It’s National Dog Bite Prevention Week!  Protecting our dogs sometimes means keeping them from hurting others.  

Just like normally very nice people can sometimes lose their cool and “snap,” so can normally nice dogs.  Any dog can snap and take out their anger in a dangerous way.  It’s uncommon, but it can happen.  And it’s best to be careful with your dog, to protect humans and them!

Many dogs who are extremely docile and wouldn’t hurt a flea can lash out when they are frightened, confused, injured or provoked.  Here are some tips from the American Humane Society on how to keep your dog from potentially harming anyone:

  • Never leave a child unattended with any dog, regardless of the dog’s demeanor.
  • Teach children that dogs deserve respect.
  • Explain to little ones that they should never play with any dog in a rough manner.
  • Pet parents of puppies should teach socialization skills to their young Spot so the dog will feel more at home among other people and pets.
  • Never put a dog in a situation which will make him or her feel threatened.
  • Go on a constitutional with your canine companion or jog with your dog, as regular exercise will help to maintain both the physical and mental health of your barking buddy.
  • Always walk your dog on a leash while in public.
  • Visit your veterinarian regularly, as a dog who is ill or injured is more apt to strike out at people.
  • Caution people who approach your dog. Strangers should always wait before petting any dog in order to give the canine time to familiarize themselves with the unknown person on their terms.
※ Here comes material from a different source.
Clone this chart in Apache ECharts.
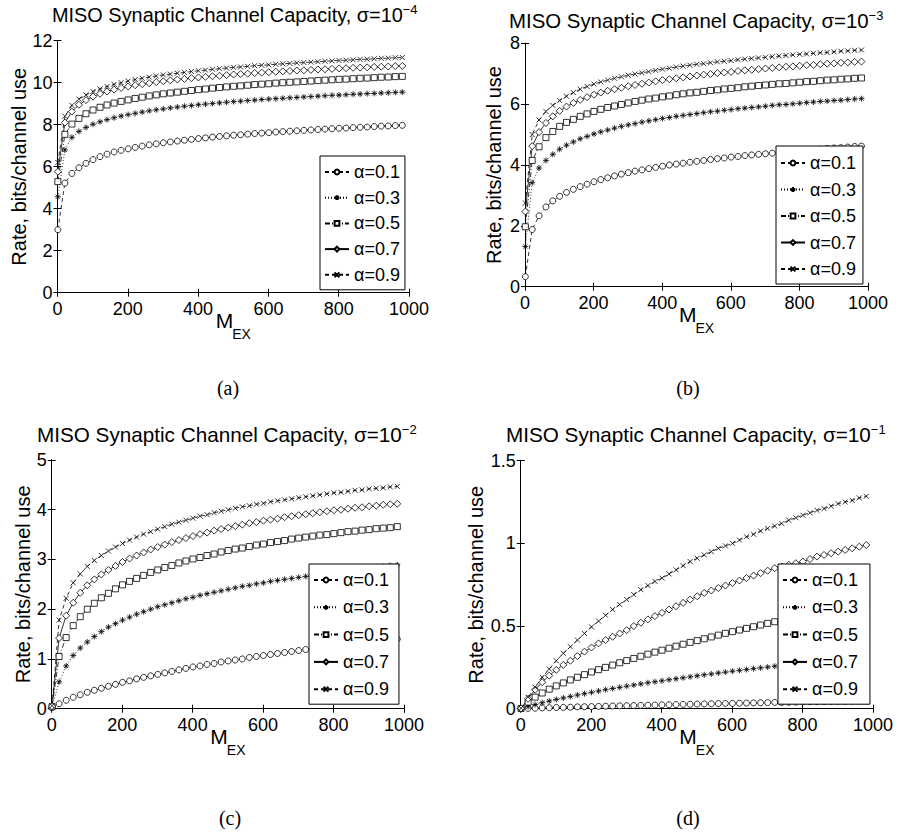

Dogs are often easily startled by children, therefore children are typically the victims of dog bites.  Here are some thing you should always remind kids when interacting with dogs:

  • Never approach any dog with whom they are unfamiliar, or any dog they may know if the dog is unaccompanied by their pet parent.
  • Always ask for permission from a pet’s guardian before petting a dog.
  • Do not approach any animal who shows signs of injury or illness. If a child feels that a dog requires assistance, he or she should tell an adult.
  • Never approach a dog who is sleeping, eating, playing with their toy or caring for puppies.
  • Never provoke a dog through teasing, poking, pinching or pulling.


While all of these seem like simple/instinctive measures, it’s never too much to ground this training into your dog and children to keep everyone happy, healthy and safe!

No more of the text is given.